Le guerre sono una grande opportunità di profitto, così come sono necessarie per imperi in decadenza – vedi gli USA – o velleità imperiali – vedi la UE –. Ma bisogna poi fare i conti materiali con la capacità di sostenere un sistema totalmente inclinato verso la guerra. Questi conti li ha fatti Unimpresa, che deve preoccuparsi della tenuta dei propri rappresentati.
Il Centro Studi della confederazione imprenditoriale ha valutato l’impatto potenziale di un rincaro strutturale dei prezzi energetici intorno al 20% per il 2025, rispetto all’anno precedente, quantificandolo superiore agli 11 miliardi di euro. Appena partiti i raid israeliani sull’Iran, il costo del gas ha registrato un balzo in avanti del 4%, mentre quello del petrolio vicino all’8% (il Brent leggermente meno del WTI).
Nel dettaglio, si parla di 6 miliardi in più dall’incremento del prezzo del gas, e di 5,2 miliardi da quello dell’oro nero. I primi a farne le spese saranno, ovviamente, i settori energivori, l’agroalimentare, la chimica. Ma poi, a cascata, gli effetti arriveranno su tutti i comparti fortemente legati al mondo della logistica: i costi del trasporto potrebbero aumentare tra il 5% e il 7%.
Inoltre, va sottolineato che Unimpresa ha posto l’accento sui costi che dovranno fronteggiare le piccole e medie imprese che rappresenta, non su tutte le attività industriali. Il maggiore esborso, per tutto il sistema produttivo, è stato calcolato in 10,5 miliardi solo per ciò che riguarda l’aumento del prezzo del gas, e di 8,7 miliardi per quello del petrolio.
I margini operativi delle aziende si ridurrebbero del 1,5-2,5%, con pesanti effetti a catena sugli investimenti e, dunque, su tutto il ciclo economico. Infine, i rialzi verrebbero inevitabilmente trasportati sui prezzi finali, con un possibile nuovo aumento dell’inflazione di circa lo 0,3-0,5%. Che in un paese con salari al palo, significa riduzione dei consumi, in un circolo vizioso senza fine.
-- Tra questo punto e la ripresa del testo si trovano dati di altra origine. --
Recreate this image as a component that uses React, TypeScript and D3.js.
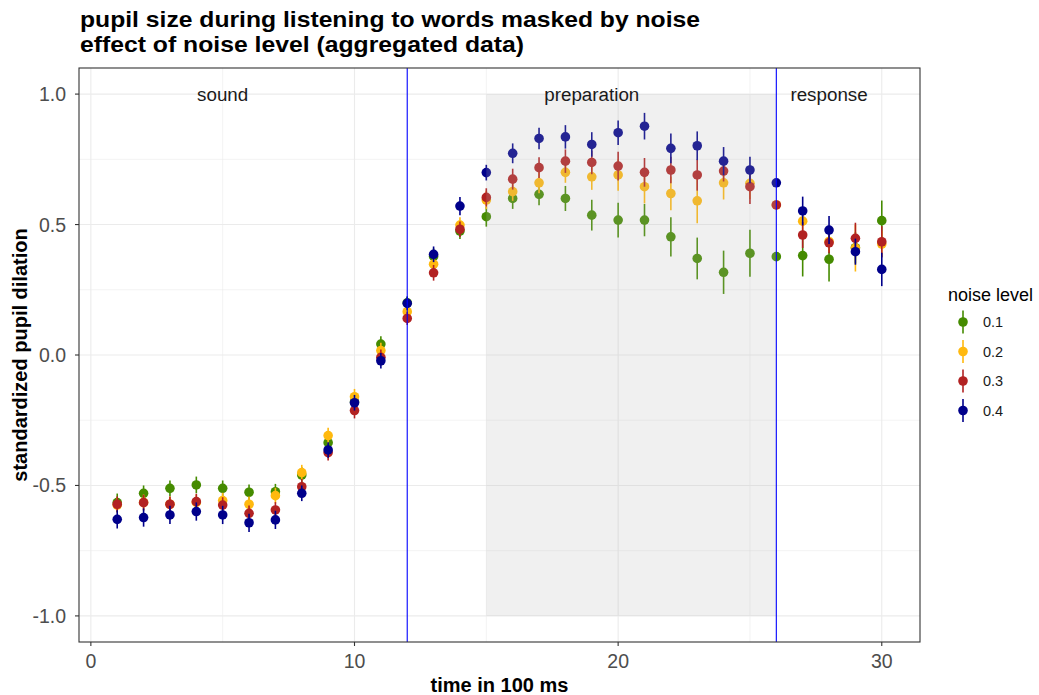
import React from "react";
import * as d3 from "d3";

// time bins (x 100 ms)
const TIME = [1, 2, 3, 4, 5, 6, 7, 8, 9, 10, 11, 12, 13, 14, 15, 16, 17, 18, 19, 20, 21, 22, 23, 24, 25, 26, 27, 28, 29, 30];

const NOISE_LEVELS = ["0.1", "0.2", "0.3", "0.4"];
const NOISE_COLORS = ["#458B00", "#FFB90F", "#B22222", "#00008B"];

// mean standardized pupil dilation per noise level
const MEAN_01 = [-0.566, -0.530, -0.511, -0.498, -0.511, -0.526, -0.524, -0.460, -0.336, -0.180, 0.042, 0.200, 0.378, 0.475, 0.530, 0.600, 0.616, 0.600, 0.536, 0.517, 0.517, 0.453, 0.370, 0.317, 0.390, 0.377, 0.381, 0.367, 0.411, 0.515];
const MEAN_02 = [-0.575, -0.565, -0.572, -0.565, -0.558, -0.572, -0.539, -0.451, -0.309, -0.160, 0.017, 0.166, 0.348, 0.498, 0.594, 0.626, 0.660, 0.700, 0.683, 0.690, 0.645, 0.619, 0.591, 0.660, 0.658, 0.575, 0.513, 0.435, 0.410, 0.425];
const MEAN_03 = [-0.572, -0.566, -0.572, -0.562, -0.575, -0.607, -0.594, -0.505, -0.374, -0.213, -0.009, 0.140, 0.315, 0.482, 0.604, 0.674, 0.718, 0.743, 0.738, 0.724, 0.700, 0.709, 0.690, 0.705, 0.645, 0.575, 0.460, 0.430, 0.447, 0.434];
const MEAN_04 = [-0.630, -0.623, -0.613, -0.600, -0.613, -0.643, -0.632, -0.530, -0.364, -0.183, -0.022, 0.198, 0.386, 0.571, 0.699, 0.773, 0.830, 0.836, 0.807, 0.852, 0.877, 0.792, 0.802, 0.743, 0.709, 0.660, 0.552, 0.479, 0.396, 0.328];

// standard errors per noise level
const SE_01 = [0.035, 0.030, 0.030, 0.032, 0.030, 0.030, 0.030, 0.030, 0.030, 0.030, 0.030, 0.025, 0.030, 0.030, 0.038, 0.040, 0.042, 0.048, 0.059, 0.067, 0.062, 0.075, 0.080, 0.083, 0.090, 0.012, 0.080, 0.085, 0.060, 0.077];
const SE_02 = [0.030, 0.030, 0.030, 0.030, 0.030, 0.030, 0.030, 0.030, 0.030, 0.030, 0.030, 0.025, 0.030, 0.030, 0.035, 0.035, 0.040, 0.040, 0.050, 0.060, 0.064, 0.064, 0.086, 0.064, 0.060, 0.012, 0.040, 0.040, 0.090, 0.050];
const SE_03 = [0.030, 0.030, 0.030, 0.030, 0.030, 0.030, 0.030, 0.030, 0.030, 0.030, 0.030, 0.025, 0.030, 0.030, 0.035, 0.040, 0.040, 0.045, 0.045, 0.055, 0.055, 0.051, 0.060, 0.040, 0.066, 0.012, 0.050, 0.040, 0.060, 0.060];
const SE_04 = [0.035, 0.035, 0.035, 0.035, 0.035, 0.035, 0.035, 0.030, 0.030, 0.030, 0.030, 0.025, 0.030, 0.035, 0.030, 0.038, 0.041, 0.045, 0.047, 0.047, 0.051, 0.057, 0.055, 0.054, 0.051, 0.012, 0.055, 0.054, 0.050, 0.064];

const MEANS = [MEAN_01, MEAN_02, MEAN_03, MEAN_04];
const SES = [SE_01, SE_02, SE_03, SE_04];

// trial phases
const PHASE_LABELS = ["sound", "preparation", "response"];
const PHASE_LABEL_TIME = [5, 19, 28];
const PHASE_BOUNDARIES = [12, 26];
const SHADED_SPAN = [15, 26];
const SHADED_RANGE = [-1, 1];

const X_TICKS = [0, 10, 20, 30];
const X_MINOR = [5, 15, 25];
const Y_TICKS = [-1, -0.5, 0, 0.5, 1];
const Y_MINOR = [-0.75, -0.25, 0.25, 0.75];

const TITLE_LINES = ["pupil size during listening to words masked by noise", "effect of noise level (aggregated data)"];
const TITLE_WIDTHS = [620, 444];
const X_TITLE = "time in 100 ms";
const Y_TITLE = "standardized pupil dilation";
const LEGEND_TITLE = "noise level";

const W = 1039;
const H = 695;
const PANEL = { left: 79, right: 920, top: 68, bottom: 642 };
const FONT = "'Liberation Sans', Arial, Helvetica, sans-serif";

export default function App() {
  const x = d3.scaleLinear().domain([-0.45, 31.45]).range([PANEL.left, PANEL.right]);
  const y = d3.scaleLinear().domain([-1.1, 1.1]).range([PANEL.bottom, PANEL.top]);
  // plain hyphen for negatives, one decimal
  const fmt = (v: number) => d3.format(".1f")(v).replace("\u2212", "-");

  const points = NOISE_LEVELS.map((lvl, s) =>
    TIME.map((t, i) => ({ lvl, s, t, m: MEANS[s][i], se: SES[s][i] }))
  );

  return (
    <svg
      width={W}
      height={H}
      style={{ position: "absolute", left: 0, top: 0, background: "#fff" }}
      fontFamily={FONT}
    >
      <rect x={0} y={0} width={W} height={H} fill="#fff" />

      {/* title */}
      {TITLE_LINES.map((line, i) => (
        <text
          key={i}
          x={PANEL.left + 1}
          y={27 + i * 25}
          fontSize={21.5}
          fontWeight="bold"
          fill="#000"
          textLength={TITLE_WIDTHS[i]}
          lengthAdjust="spacingAndGlyphs"
        >
          {line}
        </text>
      ))}

      {/* grid */}
      <g>
        {X_MINOR.map((v) => (
          <line key={"xm" + v} x1={x(v)} x2={x(v)} y1={PANEL.top} y2={PANEL.bottom} stroke="#EBEBEB" strokeWidth={0.6} />
        ))}
        {Y_MINOR.map((v) => (
          <line key={"ym" + v} x1={PANEL.left} x2={PANEL.right} y1={y(v)} y2={y(v)} stroke="#EBEBEB" strokeWidth={0.6} />
        ))}
        {X_TICKS.map((v) => (
          <line key={"xg" + v} x1={x(v)} x2={x(v)} y1={PANEL.top} y2={PANEL.bottom} stroke="#EBEBEB" strokeWidth={1.1} />
        ))}
        {Y_TICKS.map((v) => (
          <line key={"yg" + v} x1={PANEL.left} x2={PANEL.right} y1={y(v)} y2={y(v)} stroke="#EBEBEB" strokeWidth={1.1} />
        ))}
      </g>

      {/* point ranges */}
      {points.map((series, s) => (
        <g key={s}>
          {series.map((d) => (
            <g key={d.t}>
              <line
                x1={x(d.t)}
                x2={x(d.t)}
                y1={y(d.m - d.se)}
                y2={y(d.m + d.se)}
                stroke={NOISE_COLORS[s]}
                strokeWidth={1.6}
              />
              <circle cx={x(d.t)} cy={y(d.m)} r={4.8} fill={NOISE_COLORS[s]} />
            </g>
          ))}
        </g>
      ))}

      {/* preparation phase shading */}
      <rect
        x={x(SHADED_SPAN[0])}
        y={y(SHADED_RANGE[1])}
        width={x(SHADED_SPAN[1]) - x(SHADED_SPAN[0])}
        height={y(SHADED_RANGE[0]) - y(SHADED_RANGE[1])}
        fill="#B3B3B3"
        fillOpacity={0.2}
      />

      {/* phase boundaries */}
      {PHASE_BOUNDARIES.map((v) => (
        <line key={v} x1={x(v)} x2={x(v)} y1={PANEL.top} y2={PANEL.bottom} stroke="#0000FF" strokeWidth={1.1} />
      ))}

      {/* phase labels */}
      {PHASE_LABELS.map((lbl, i) => (
        <text
          key={lbl}
          x={x(PHASE_LABEL_TIME[i])}
          y={y(1)}
          dy="0.35em"
          textAnchor="middle"
          fontSize={18.8}
          fill="#1a1a1a"
        >
          {lbl}
        </text>
      ))}

      {/* panel border */}
      <rect
        x={PANEL.left}
        y={PANEL.top}
        width={PANEL.right - PANEL.left}
        height={PANEL.bottom - PANEL.top}
        fill="none"
        stroke="#333333"
        strokeWidth={1.1}
      />

      {/* x axis */}
      {X_TICKS.map((v) => (
        <g key={"xt" + v}>
          <line x1={x(v)} x2={x(v)} y1={PANEL.bottom} y2={PANEL.bottom + 4} stroke="#333333" strokeWidth={1.1} />
          <text x={x(v)} y={PANEL.bottom + 26} textAnchor="middle" fontSize={19.5} fill="#4D4D4D">
            {v}
          </text>
        </g>
      ))}
      <text x={(PANEL.left + PANEL.right) / 2} y={692} textAnchor="middle" fontSize={20} fontWeight="bold" fill="#000">
        {X_TITLE}
      </text>

      {/* y axis */}
      {Y_TICKS.map((v) => (
        <g key={"yt" + v}>
          <line x1={PANEL.left - 4} x2={PANEL.left} y1={y(v)} y2={y(v)} stroke="#333333" strokeWidth={1.1} />
          <text x={PANEL.left - 13} y={y(v)} dy="0.36em" textAnchor="end" fontSize={19.5} fill="#4D4D4D">
            {fmt(v)}
          </text>
        </g>
      ))}
      <text
        transform={`translate(27,${(PANEL.top + PANEL.bottom) / 2}) rotate(-90)`}
        textAnchor="middle"
        fontSize={20}
        fontWeight="bold"
        fill="#000"
      >
        {Y_TITLE}
      </text>

      {/* legend */}
      <g>
        <text x={948} y={301} fontSize={18} fill="#000">
          {LEGEND_TITLE}
        </text>
        {NOISE_LEVELS.map((lvl, i) => {
          const cy = 322 + i * 29.5;
          return (
            <g key={lvl}>
              <line x1={963} x2={963} y1={cy - 11.5} y2={cy + 11.5} stroke={NOISE_COLORS[i]} strokeWidth={1.6} />
              <circle cx={963} cy={cy} r={4.8} fill={NOISE_COLORS[i]} />
              <text x={983} y={cy} dy="0.36em" fontSize={14.5} fill="#1a1a1a">
                {lvl}
              </text>
            </g>
          );
        })}
      </g>
    </svg>
  );
}
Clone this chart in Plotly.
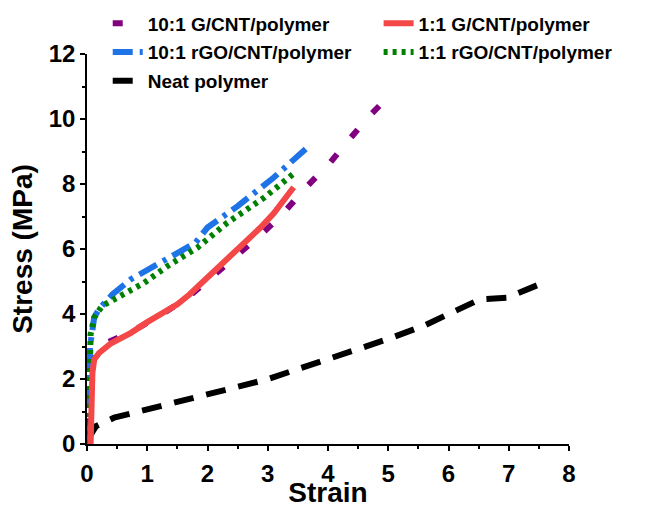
import plotly.graph_objects as go

# 10:1 G/CNT/polymer (listed from the high-strain end)
g10_x = [4.85, 4.67, 4.34, 4.01, 3.63, 3.21, 2.83, 2.44, 2.08, 1.67, 1.20, 0.73, 0.31, 0.10, 0.05, 0.03, 0.02]
g10_y = [10.40, 10.06, 9.34, 8.60, 7.89, 7.00, 6.35, 5.73, 5.12, 4.50, 3.94, 3.45, 3.10, 2.85, 2.5, 1.2, 0.0]
# 1:1 G/CNT/polymer
g1_x = [0.06, 0.07, 0.09, 0.12, 0.20, 0.40, 0.73, 1.00, 1.50, 1.70, 2.00, 2.44, 2.88, 3.10, 3.43]
g1_y = [0.0, 1.0, 2.2, 2.6, 2.80, 3.10, 3.42, 3.75, 4.30, 4.60, 5.12, 5.94, 6.66, 7.10, 7.90]
# 10:1 rGO/CNT/polymer
r10_x = [0.02, 0.03, 0.05, 0.09, 0.12, 0.20, 0.42, 0.73, 1.28, 1.80, 2.00, 2.50, 3.10, 3.63]
r10_y = [0.0, 1.5, 3.0, 3.5, 3.90, 4.15, 4.60, 5.07, 5.63, 6.19, 6.66, 7.32, 8.20, 9.08]
# 1:1 rGO/CNT/polymer
r1_x = [0.02, 0.03, 0.04, 0.06, 0.12, 0.25, 0.50, 0.95, 1.34, 1.83, 2.33, 2.94, 3.45]
r1_y = [0.0, 1.5, 2.8, 3.38, 3.89, 4.25, 4.50, 4.96, 5.48, 6.04, 6.81, 7.58, 8.35]
# Neat polymer
neat_x = [0.0, 0.15, 0.45, 1.50, 2.33, 2.99, 3.74, 4.37, 4.98, 5.58, 6.19, 6.52, 6.97, 7.57]
neat_y = [0.1, 0.55, 0.81, 1.27, 1.68, 1.99, 2.45, 2.86, 3.22, 3.63, 4.19, 4.45, 4.50, 4.96]

x_ticks = [0, 1, 2, 3, 4, 5, 6, 7, 8]
y_ticks = [0, 2, 4, 6, 8, 10, 12]

FONT = "Liberation Sans, Arial, sans-serif"

fig = go.Figure()

fig.add_trace(go.Scatter(x=neat_x, y=neat_y, mode="lines", name="Neat polymer",
                         line=dict(color="#000000", width=6, dash="20px,13px"),
                         legend="legend", legendgroup="neat", legendrank=3))
fig.add_trace(go.Scatter(x=g10_x, y=g10_y, mode="lines", name="10:1 G/CNT/polymer",
                         line=dict(color="#800080", width=6, dash="10px,22px"),
                         legend="legend", legendgroup="g10", legendrank=1))
fig.add_trace(go.Scatter(x=r10_x, y=r10_y, mode="lines", name="10:1 rGO/CNT/polymer",
                         line=dict(color="#1E74E6", width=6, dash="20px,7px,4px,7px"),
                         legend="legend", legendgroup="r10", legendrank=2))
fig.add_trace(go.Scatter(x=r1_x, y=r1_y, mode="lines", name="1:1 rGO/CNT/polymer",
                         line=dict(color="#008000", width=6, dash="4px,5px"),
                         legend="legend2", legendgroup="r1", legendrank=2))
fig.add_trace(go.Scatter(x=g1_x, y=g1_y, mode="lines", name="1:1 G/CNT/polymer",
                         line=dict(color="#F44848", width=6),
                         legend="legend2", legendgroup="g1", legendrank=1))

legend_common = dict(font=dict(family=FONT, size=19, color="black", weight="bold"),
                     bgcolor="rgba(0,0,0,0)", orientation="v", tracegroupgap=1,
                     yanchor="top", xanchor="left", itemwidth=30)

fig.update_layout(
    width=654, height=508,
    margin=dict(l=87, r=85, t=54, b=64, autoexpand=False),
    paper_bgcolor="white", plot_bgcolor="white",
    showlegend=True,
    legend=dict(x=0.043, y=1.127, **legend_common),
    legend2=dict(x=0.605, y=1.127, **legend_common),
    xaxis=dict(range=[0, 8], tickvals=x_ticks, ticks="outside", ticklen=5, tickwidth=1.5,
               tickcolor="black", showline=True, linecolor="black", linewidth=1.5,
               showgrid=False, zeroline=False, ticklabelstandoff=2, automargin=True,
               minor=dict(dtick=0.5, tick0=0, ticks="outside", ticklen=3, tickwidth=1.5, tickcolor="black"),
               tickfont=dict(family=FONT, size=24, color="black", weight="bold"),
               title=dict(text="Strain", standoff=2,
                          font=dict(family=FONT, size=28, color="black", weight="bold"))),
    yaxis=dict(range=[0, 12], tickvals=y_ticks, ticks="outside", ticklen=5, tickwidth=1.5,
               tickcolor="black", showline=True, linecolor="black", linewidth=1.5,
               showgrid=False, zeroline=False,
               minor=dict(dtick=1, tick0=0, ticks="outside", ticklen=3, tickwidth=1.5, tickcolor="black"),
               tickfont=dict(family=FONT, size=24, color="black", weight="bold"),
               title=dict(text="Stress (MPa)", standoff=8,
                          font=dict(family=FONT, size=28, color="black", weight="bold"))),
)

fig.write_html("out.html")
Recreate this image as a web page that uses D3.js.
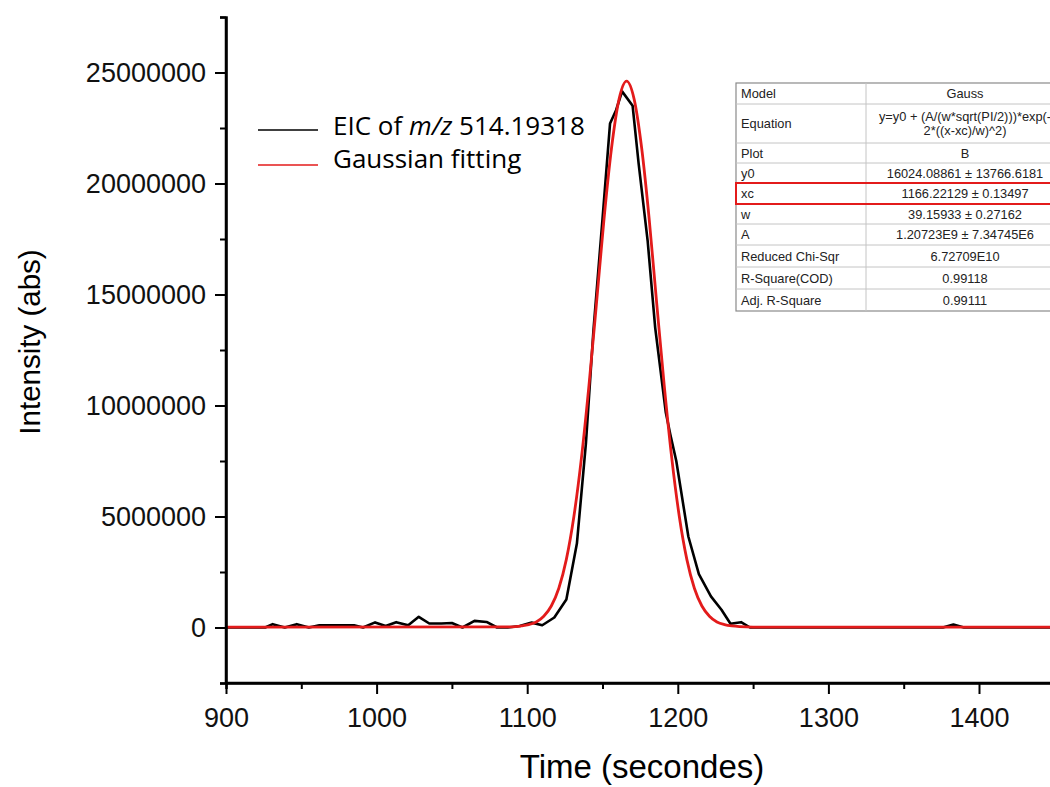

Unimpresa ha, dunque, già calcolato il salasso che ci arriverà dalla guerra iniziata da Israele contro l’Iran, considerato il ruolo di Teheran nella fornitura di petrolio e nel controllo sullo Stretto di Hormuz, dove passano oltre 15 milioni di barili di petrolio al giorno. Ed è un conto salatissimo per un paese che annaspa già in una crescita che si calcola in decimi di punto percentuale.
Infatti, è stato ribadito da più voci che il grande pericolo per il sistema produttivo italiano sono i costi dell’energia. Ne è passato di tempo da quando Mario Draghi chiedeva se preferissimo “la pace o i condizionatori”, per poi passare a dire, in sostanza, se vogliamo “la pace o mantenere aperto qualsiasi attività produttiva”.
I prezzi del petrolio e del gas si erano abbassati, negli ultimi mesi, tanto da raggiungere i minimi precedenti all’avvio delle operazioni militari russe in Ucraina. C’erano ancora difficoltà, ma comunque la situazione era tornata a una stabilità tale da permettere qualche spiraglio di ottimismo. Speranza che è stata distrutta dal terrorismo sionista senza freni.
Sarebbe curioso chiedere a Giorgia Meloni, dunque, se a Roma difendono gli interessi dell’Italia o quelli di Israele, se difendono una pace che permetterebbe di programmare una politica economica più stabile, o se difendono il diritto di Israele a bruciare tutto il Medio Oriente per un progetto suprematista e coloniale. Purtroppo, la risposta è la seconda.